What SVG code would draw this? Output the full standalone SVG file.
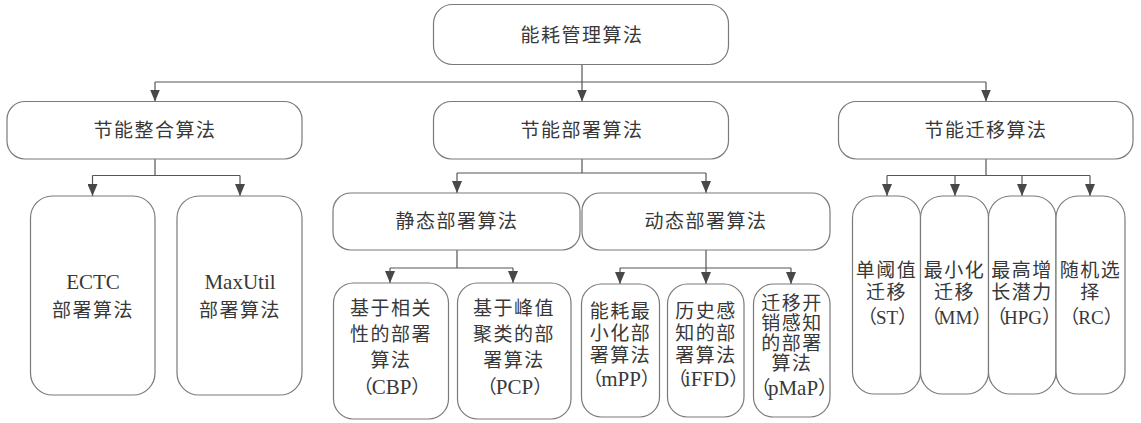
<svg xmlns="http://www.w3.org/2000/svg" width="1141" height="423" viewBox="0 0 1141 423">
<style>
.box{fill:#fff;stroke:#7a7a7a;stroke-width:1.2}
.ln{fill:none;stroke:#555;stroke-width:1.2}
text{font-family:"Liberation Serif","Noto Sans CJK SC",serif;font-size:19px;fill:#383838;text-anchor:middle;letter-spacing:1.5px}
.lat{font-size:21px;letter-spacing:0}
.par{letter-spacing:-1px}
.tight{letter-spacing:-2.5px}
.par .lat,.tight .lat{letter-spacing:0}
.sm{font-size:19px}
</style>
<defs>
<marker id="ah" viewBox="0 0 12 10" refX="12" refY="5" markerWidth="12" markerHeight="10" markerUnits="userSpaceOnUse" orient="auto">
<path d="M0,0 L12,5 L0,10 z" fill="#484848"/>
</marker>
</defs>
<rect width="1141" height="423" fill="#fff"/>
<g id="connectors">
<path class="ln" d="M582,64.5 V82 M155,82 H986"/>
<path class="ln" d="M155,82 V101.5" marker-end="url(#ah)"/>
<path class="ln" d="M582,82 V101.5" marker-end="url(#ah)"/>
<path class="ln" d="M986,82 V101.5" marker-end="url(#ah)"/>
<path class="ln" d="M155,159 V175.5 M92.5,175.5 H240"/>
<path class="ln" d="M92.5,175.5 V196" marker-end="url(#ah)"/>
<path class="ln" d="M240,175.5 V196" marker-end="url(#ah)"/>
<path class="ln" d="M582,159 V173 M457,173 H706"/>
<path class="ln" d="M457,173 V193" marker-end="url(#ah)"/>
<path class="ln" d="M706,173 V193" marker-end="url(#ah)"/>
<path class="ln" d="M457,250 V268 M390,268 H513"/>
<path class="ln" d="M390,268 V283" marker-end="url(#ah)"/>
<path class="ln" d="M513,268 V283" marker-end="url(#ah)"/>
<path class="ln" d="M706,250 V268 M620,268 H791"/>
<path class="ln" d="M620,268 V284" marker-end="url(#ah)"/>
<path class="ln" d="M706,268 V284" marker-end="url(#ah)"/>
<path class="ln" d="M791,268 V284" marker-end="url(#ah)"/>
<path class="ln" d="M986,159 V175.5 M887,175.5 H1090"/>
<path class="ln" d="M887,175.5 V196" marker-end="url(#ah)"/>
<path class="ln" d="M955,175.5 V196" marker-end="url(#ah)"/>
<path class="ln" d="M1022,175.5 V196" marker-end="url(#ah)"/>
<path class="ln" d="M1090,175.5 V196" marker-end="url(#ah)"/>
</g>
<g id="root"><rect class="box" x="433.5" y="4.5" width="295" height="60" rx="19"/><text x="582" y="42">能耗管理算法</text></g>
<g id="consolidation"><rect class="box" x="7" y="101.5" width="295" height="57.5" rx="18"/><text x="155" y="137">节能整合算法</text></g>
<g id="placement"><rect class="box" x="433.5" y="101.5" width="295" height="57.5" rx="18"/><text x="582" y="137">节能部署算法</text></g>
<g id="migration"><rect class="box" x="838.5" y="101.5" width="294.5" height="57.5" rx="18"/><text x="986" y="137">节能迁移算法</text></g>
<g id="ectc"><rect class="box" x="30.5" y="196" width="124.5" height="199" rx="22"/><text class="lat" x="93" y="289">ECTC</text><text x="93" y="317">部署算法</text></g>
<g id="maxutil"><rect class="box" x="177" y="196" width="125" height="199" rx="22"/><text class="lat" x="240" y="289">MaxUtil</text><text x="240" y="317">部署算法</text></g>
<g id="static"><rect class="box" x="333" y="193" width="247" height="57" rx="18"/><text x="457" y="228">静态部署算法</text></g>
<g id="dynamic"><rect class="box" x="582" y="193" width="248" height="57" rx="18"/><text x="706" y="228">动态部署算法</text></g>
<g id="cbp"><rect class="box" x="333.5" y="283" width="115" height="136" rx="20"/>
<text x="391" y="315">基于相关</text><text x="391" y="341">性的部署</text><text x="391" y="367">算法</text><text class="par" x="391.5" y="394">（<tspan class="lat">CBP</tspan>）</text></g>
<g id="pcp"><rect class="box" x="457.5" y="283" width="113.5" height="136" rx="20"/>
<text x="514" y="315">基于峰值</text><text x="514" y="341">聚类的部</text><text x="514" y="367">署算法</text><text class="par" x="514.5" y="394">（<tspan class="lat">PCP</tspan>）</text></g>
<g id="mpp"><rect class="box" x="581.5" y="284" width="78" height="133" rx="20"/>
<text x="620.5" y="318">能耗最</text><text x="620.5" y="340">小化部</text><text x="620.5" y="362">署算法</text><text class="par" x="621" y="386">（<tspan class="lat">mPP</tspan>）</text></g>
<g id="iffd"><rect class="box" x="667.5" y="284" width="76.5" height="133" rx="20"/>
<text x="706" y="318">历史感</text><text x="706" y="340">知的部</text><text x="706" y="362">署算法</text><text class="tight" x="707" y="386">（<tspan class="lat">iFFD</tspan>）</text></g>
<g id="pmap"><rect class="box" x="753.5" y="284" width="76.5" height="133" rx="20"/>
<text x="792" y="310">迁移开</text><text x="792" y="330">销感知</text><text x="792" y="350">的部署</text><text x="792" y="370">算法</text><text class="tight" x="793" y="395">（<tspan class="lat">pMaP</tspan>）</text></g>
<g id="st"><rect class="box" x="852.5" y="196" width="68" height="198" rx="22"/>
<text x="886.5" y="277">单阈值</text><text x="886.5" y="299">迁移</text><text class="par" x="887" y="324">（<tspan class="lat sm">ST</tspan>）</text></g>
<g id="mm"><rect class="box" x="920.5" y="196" width="68" height="198" rx="22"/>
<text x="954.5" y="277">最小化</text><text x="954.5" y="299">迁移</text><text class="tight" x="955.5" y="324">（<tspan class="lat sm">MM</tspan>）</text></g>
<g id="hpg"><rect class="box" x="988.5" y="196" width="67.5" height="198" rx="22"/>
<text x="1022" y="277">最高增</text><text x="1022" y="299">长潜力</text><text class="tight" x="1023" y="324">（<tspan class="lat sm">HPG</tspan>）</text></g>
<g id="rc"><rect class="box" x="1056" y="196" width="69" height="198" rx="22"/>
<text x="1090.5" y="277">随机选</text><text x="1090.5" y="299">择</text><text class="par" x="1091" y="324">（<tspan class="lat sm">RC</tspan>）</text></g>
</svg>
::::::
- **EXERCISE BRIEF**: From the listing, extract all text exactly as given and drop any picture.

- **EXERCISE RESULT**:
What SVG code would draw this? Output the full standalone SVG file.
<svg xmlns="http://www.w3.org/2000/svg" width="1141" height="423" viewBox="0 0 1141 423">
<style>
.box{fill:#fff;stroke:#7a7a7a;stroke-width:1.2}
.ln{fill:none;stroke:#555;stroke-width:1.2}
text{font-family:"Liberation Serif","Noto Sans CJK SC",serif;font-size:19px;fill:#383838;text-anchor:middle;letter-spacing:1.5px}
.lat{font-size:21px;letter-spacing:0}
.par{letter-spacing:-1px}
.tight{letter-spacing:-2.5px}
.par .lat,.tight .lat{letter-spacing:0}
.sm{font-size:19px}
</style>
<defs>
<marker id="ah" viewBox="0 0 12 10" refX="12" refY="5" markerWidth="12" markerHeight="10" markerUnits="userSpaceOnUse" orient="auto">
<path d="M0,0 L12,5 L0,10 z" fill="#484848"/>
</marker>
</defs>
<rect width="1141" height="423" fill="#fff"/>
<g id="connectors">
<path class="ln" d="M582,64.5 V82 M155,82 H986"/>
<path class="ln" d="M155,82 V101.5" marker-end="url(#ah)"/>
<path class="ln" d="M582,82 V101.5" marker-end="url(#ah)"/>
<path class="ln" d="M986,82 V101.5" marker-end="url(#ah)"/>
<path class="ln" d="M155,159 V175.5 M92.5,175.5 H240"/>
<path class="ln" d="M92.5,175.5 V196" marker-end="url(#ah)"/>
<path class="ln" d="M240,175.5 V196" marker-end="url(#ah)"/>
<path class="ln" d="M582,159 V173 M457,173 H706"/>
<path class="ln" d="M457,173 V193" marker-end="url(#ah)"/>
<path class="ln" d="M706,173 V193" marker-end="url(#ah)"/>
<path class="ln" d="M457,250 V268 M390,268 H513"/>
<path class="ln" d="M390,268 V283" marker-end="url(#ah)"/>
<path class="ln" d="M513,268 V283" marker-end="url(#ah)"/>
<path class="ln" d="M706,250 V268 M620,268 H791"/>
<path class="ln" d="M620,268 V284" marker-end="url(#ah)"/>
<path class="ln" d="M706,268 V284" marker-end="url(#ah)"/>
<path class="ln" d="M791,268 V284" marker-end="url(#ah)"/>
<path class="ln" d="M986,159 V175.5 M887,175.5 H1090"/>
<path class="ln" d="M887,175.5 V196" marker-end="url(#ah)"/>
<path class="ln" d="M955,175.5 V196" marker-end="url(#ah)"/>
<path class="ln" d="M1022,175.5 V196" marker-end="url(#ah)"/>
<path class="ln" d="M1090,175.5 V196" marker-end="url(#ah)"/>
</g>
<g id="root"><rect class="box" x="433.5" y="4.5" width="295" height="60" rx="19"/><text x="582" y="42">能耗管理算法</text></g>
<g id="consolidation"><rect class="box" x="7" y="101.5" width="295" height="57.5" rx="18"/><text x="155" y="137">节能整合算法</text></g>
<g id="placement"><rect class="box" x="433.5" y="101.5" width="295" height="57.5" rx="18"/><text x="582" y="137">节能部署算法</text></g>
<g id="migration"><rect class="box" x="838.5" y="101.5" width="294.5" height="57.5" rx="18"/><text x="986" y="137">节能迁移算法</text></g>
<g id="ectc"><rect class="box" x="30.5" y="196" width="124.5" height="199" rx="22"/><text class="lat" x="93" y="289">ECTC</text><text x="93" y="317">部署算法</text></g>
<g id="maxutil"><rect class="box" x="177" y="196" width="125" height="199" rx="22"/><text class="lat" x="240" y="289">MaxUtil</text><text x="240" y="317">部署算法</text></g>
<g id="static"><rect class="box" x="333" y="193" width="247" height="57" rx="18"/><text x="457" y="228">静态部署算法</text></g>
<g id="dynamic"><rect class="box" x="582" y="193" width="248" height="57" rx="18"/><text x="706" y="228">动态部署算法</text></g>
<g id="cbp"><rect class="box" x="333.5" y="283" width="115" height="136" rx="20"/>
<text x="391" y="315">基于相关</text><text x="391" y="341">性的部署</text><text x="391" y="367">算法</text><text class="par" x="391.5" y="394">（<tspan class="lat">CBP</tspan>）</text></g>
<g id="pcp"><rect class="box" x="457.5" y="283" width="113.5" height="136" rx="20"/>
<text x="514" y="315">基于峰值</text><text x="514" y="341">聚类的部</text><text x="514" y="367">署算法</text><text class="par" x="514.5" y="394">（<tspan class="lat">PCP</tspan>）</text></g>
<g id="mpp"><rect class="box" x="581.5" y="284" width="78" height="133" rx="20"/>
<text x="620.5" y="318">能耗最</text><text x="620.5" y="340">小化部</text><text x="620.5" y="362">署算法</text><text class="par" x="621" y="386">（<tspan class="lat">mPP</tspan>）</text></g>
<g id="iffd"><rect class="box" x="667.5" y="284" width="76.5" height="133" rx="20"/>
<text x="706" y="318">历史感</text><text x="706" y="340">知的部</text><text x="706" y="362">署算法</text><text class="tight" x="707" y="386">（<tspan class="lat">iFFD</tspan>）</text></g>
<g id="pmap"><rect class="box" x="753.5" y="284" width="76.5" height="133" rx="20"/>
<text x="792" y="310">迁移开</text><text x="792" y="330">销感知</text><text x="792" y="350">的部署</text><text x="792" y="370">算法</text><text class="tight" x="793" y="395">（<tspan class="lat">pMaP</tspan>）</text></g>
<g id="st"><rect class="box" x="852.5" y="196" width="68" height="198" rx="22"/>
<text x="886.5" y="277">单阈值</text><text x="886.5" y="299">迁移</text><text class="par" x="887" y="324">（<tspan class="lat sm">ST</tspan>）</text></g>
<g id="mm"><rect class="box" x="920.5" y="196" width="68" height="198" rx="22"/>
<text x="954.5" y="277">最小化</text><text x="954.5" y="299">迁移</text><text class="tight" x="955.5" y="324">（<tspan class="lat sm">MM</tspan>）</text></g>
<g id="hpg"><rect class="box" x="988.5" y="196" width="67.5" height="198" rx="22"/>
<text x="1022" y="277">最高增</text><text x="1022" y="299">长潜力</text><text class="tight" x="1023" y="324">（<tspan class="lat sm">HPG</tspan>）</text></g>
<g id="rc"><rect class="box" x="1056" y="196" width="69" height="198" rx="22"/>
<text x="1090.5" y="277">随机选</text><text x="1090.5" y="299">择</text><text class="par" x="1091" y="324">（<tspan class="lat sm">RC</tspan>）</text></g>
</svg>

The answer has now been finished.